▽

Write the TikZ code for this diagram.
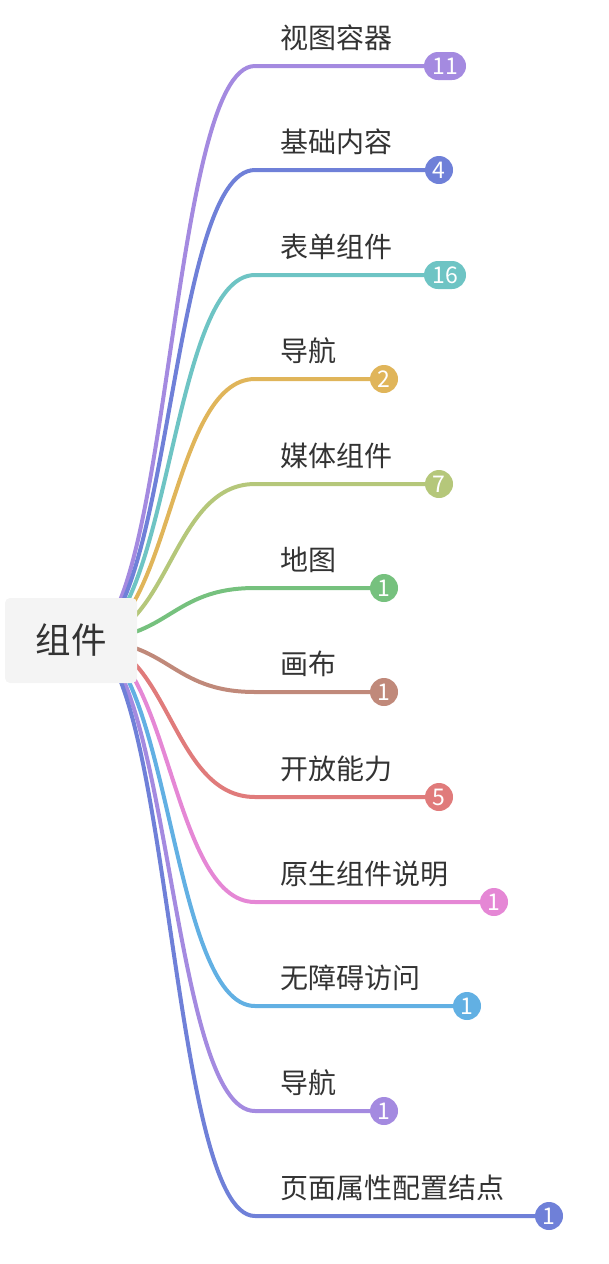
\documentclass[tikz,border=0pt]{standalone}
\usepackage{fontspec}
\setmainfont{Noto Sans CJK SC}
\usepackage{xcolor}
\usetikzlibrary{calc, backgrounds}

\definecolor{cPurple}{HTML}{A48AE0}
\definecolor{cIndigo}{HTML}{6F80D8}
\definecolor{cTeal}{HTML}{6EC4C4}
\definecolor{cGold}{HTML}{E0B55A}
\definecolor{cOlive}{HTML}{B5C77A}
\definecolor{cGreen}{HTML}{76C17E}
\definecolor{cBrown}{HTML}{C0897A}
\definecolor{cRed}{HTML}{E07B7B}
\definecolor{cPink}{HTML}{E587D5}
\definecolor{cSky}{HTML}{62B0E3}
\definecolor{rootgray}{HTML}{F4F4F4}
\definecolor{txt}{HTML}{333333}

\begin{document}
\begin{tikzpicture}[x=1pt, y=-1pt]

\tikzset{
  rootbox/.style={fill=rootgray, rounded corners=5pt, minimum width=132pt,
                  minimum height=85pt, inner sep=0pt, text=txt,
                  font=\fontsize{35.5}{40}\selectfont},
  topic/.style={anchor=west, inner sep=0pt, text=txt,
                font=\fontsize{28}{32}\selectfont},
  badge/.style={fill=#1, rounded corners=14pt, minimum width=28pt,
                minimum height=28pt, inner sep=0pt, text=white,
                font=\fontsize{23}{26}\selectfont},
  pill/.style={badge=#1, minimum width=42pt},
  link/.style={draw=#1, line width=4pt, line cap=round},
}

\def\KX{255}  % x where a branch turns level
\def\CP{85}   % control arm of a branch

\useasboundingbox (0,0) rectangle (608,1264);

% ---- Hub and knots ---------------------------------------------------------
\coordinate (hub) at (85,640);
\coordinate (k1)  at (\KX,66);
\coordinate (k2)  at (\KX,170);
\coordinate (k3)  at (\KX,275);
\coordinate (k4)  at (\KX,379);
\coordinate (k5)  at (\KX,484);
\coordinate (k6)  at (\KX,588);
\coordinate (k7)  at (\KX,692);
\coordinate (k8)  at (\KX,797);
\coordinate (k9)  at (\KX,902);
\coordinate (k10) at (\KX,1006);
\coordinate (k11) at (\KX,1111);
\coordinate (k12) at (\KX,1216);

% ---- Count badges ----------------------------------------------------------
\node[pill=cPurple]  (b1)  at (445,66)   {11};
\node[badge=cIndigo] (b2)  at (439,170)  {4};
\node[pill=cTeal]    (b3)  at (445,275)  {16};
\node[badge=cGold]   (b4)  at (384,379)  {2};
\node[badge=cOlive]  (b5)  at (439,484)  {7};
\node[badge=cGreen]  (b6)  at (384,588)  {1};
\node[badge=cBrown]  (b7)  at (384,692)  {1};
\node[badge=cRed]    (b8)  at (439,797)  {5};
\node[badge=cPink]   (b9)  at (494,902)  {1};
\node[badge=cSky]    (b10) at (467,1006) {1};
\node[badge=cPurple] (b11) at (384,1111) {1};
\node[badge=cIndigo] (b12) at (549,1216) {1};

% ---- Root ------------------------------------------------------------------
\node[rootbox] (root) at (71,640.5) {组件};

% ---- Branches, behind root and badges --------------------------------------
\begin{scope}[on background layer]
\foreach \i/\c in {1/cPurple, 2/cIndigo, 3/cTeal, 4/cGold, 5/cOlive,
                   6/cGreen, 7/cBrown, 8/cRed, 9/cPink, 10/cSky,
                   11/cPurple, 12/cIndigo}{
  \path[link=\c] (hub) .. controls ($(hub)+(\CP,0)$) and ($(k\i)+(-\CP,0)$)
    .. (k\i) -- (b\i.center);
}
\end{scope}

% ---- Topic labels ----------------------------------------------------------
\node[topic] (t1)  at (280,38)   {视图容器};
\node[topic] (t2)  at (280,142)  {基础内容};
\node[topic] (t3)  at (280,247)  {表单组件};
\node[topic] (t4)  at (280,351)  {导航};
\node[topic] (t5)  at (280,456)  {媒体组件};
\node[topic] (t6)  at (280,560)  {地图};
\node[topic] (t7)  at (280,664)  {画布};
\node[topic] (t8)  at (280,769)  {开放能力};
\node[topic] (t9)  at (280,874)  {原生组件说明};
\node[topic] (t10) at (280,978)  {无障碍访问};
\node[topic] (t11) at (280,1083) {导航};
\node[topic] (t12) at (280,1188) {页面属性配置结点};

\end{tikzpicture}
\end{document}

△

> _Short problem_
Restate the data above word for word. Skip every picture.

> _Problem solution_
Write the TikZ code for this diagram.
\documentclass[tikz,border=0pt]{standalone}
\usepackage{fontspec}
\setmainfont{Noto Sans CJK SC}
\usepackage{xcolor}
\usetikzlibrary{calc, backgrounds}

\definecolor{cPurple}{HTML}{A48AE0}
\definecolor{cIndigo}{HTML}{6F80D8}
\definecolor{cTeal}{HTML}{6EC4C4}
\definecolor{cGold}{HTML}{E0B55A}
\definecolor{cOlive}{HTML}{B5C77A}
\definecolor{cGreen}{HTML}{76C17E}
\definecolor{cBrown}{HTML}{C0897A}
\definecolor{cRed}{HTML}{E07B7B}
\definecolor{cPink}{HTML}{E587D5}
\definecolor{cSky}{HTML}{62B0E3}
\definecolor{rootgray}{HTML}{F4F4F4}
\definecolor{txt}{HTML}{333333}

\begin{document}
\begin{tikzpicture}[x=1pt, y=-1pt]

\tikzset{
  rootbox/.style={fill=rootgray, rounded corners=5pt, minimum width=132pt,
                  minimum height=85pt, inner sep=0pt, text=txt,
                  font=\fontsize{35.5}{40}\selectfont},
  topic/.style={anchor=west, inner sep=0pt, text=txt,
                font=\fontsize{28}{32}\selectfont},
  badge/.style={fill=#1, rounded corners=14pt, minimum width=28pt,
                minimum height=28pt, inner sep=0pt, text=white,
                font=\fontsize{23}{26}\selectfont},
  pill/.style={badge=#1, minimum width=42pt},
  link/.style={draw=#1, line width=4pt, line cap=round},
}

\def\KX{255}  % x where a branch turns level
\def\CP{85}   % control arm of a branch

\useasboundingbox (0,0) rectangle (608,1264);

% ---- Hub and knots ---------------------------------------------------------
\coordinate (hub) at (85,640);
\coordinate (k1)  at (\KX,66);
\coordinate (k2)  at (\KX,170);
\coordinate (k3)  at (\KX,275);
\coordinate (k4)  at (\KX,379);
\coordinate (k5)  at (\KX,484);
\coordinate (k6)  at (\KX,588);
\coordinate (k7)  at (\KX,692);
\coordinate (k8)  at (\KX,797);
\coordinate (k9)  at (\KX,902);
\coordinate (k10) at (\KX,1006);
\coordinate (k11) at (\KX,1111);
\coordinate (k12) at (\KX,1216);

% ---- Count badges ----------------------------------------------------------
\node[pill=cPurple]  (b1)  at (445,66)   {11};
\node[badge=cIndigo] (b2)  at (439,170)  {4};
\node[pill=cTeal]    (b3)  at (445,275)  {16};
\node[badge=cGold]   (b4)  at (384,379)  {2};
\node[badge=cOlive]  (b5)  at (439,484)  {7};
\node[badge=cGreen]  (b6)  at (384,588)  {1};
\node[badge=cBrown]  (b7)  at (384,692)  {1};
\node[badge=cRed]    (b8)  at (439,797)  {5};
\node[badge=cPink]   (b9)  at (494,902)  {1};
\node[badge=cSky]    (b10) at (467,1006) {1};
\node[badge=cPurple] (b11) at (384,1111) {1};
\node[badge=cIndigo] (b12) at (549,1216) {1};

% ---- Root ------------------------------------------------------------------
\node[rootbox] (root) at (71,640.5) {组件};

% ---- Branches, behind root and badges --------------------------------------
\begin{scope}[on background layer]
\foreach \i/\c in {1/cPurple, 2/cIndigo, 3/cTeal, 4/cGold, 5/cOlive,
                   6/cGreen, 7/cBrown, 8/cRed, 9/cPink, 10/cSky,
                   11/cPurple, 12/cIndigo}{
  \path[link=\c] (hub) .. controls ($(hub)+(\CP,0)$) and ($(k\i)+(-\CP,0)$)
    .. (k\i) -- (b\i.center);
}
\end{scope}

% ---- Topic labels ----------------------------------------------------------
\node[topic] (t1)  at (280,38)   {视图容器};
\node[topic] (t2)  at (280,142)  {基础内容};
\node[topic] (t3)  at (280,247)  {表单组件};
\node[topic] (t4)  at (280,351)  {导航};
\node[topic] (t5)  at (280,456)  {媒体组件};
\node[topic] (t6)  at (280,560)  {地图};
\node[topic] (t7)  at (280,664)  {画布};
\node[topic] (t8)  at (280,769)  {开放能力};
\node[topic] (t9)  at (280,874)  {原生组件说明};
\node[topic] (t10) at (280,978)  {无障碍访问};
\node[topic] (t11) at (280,1083) {导航};
\node[topic] (t12) at (280,1188) {页面属性配置结点};

\end{tikzpicture}
\end{document}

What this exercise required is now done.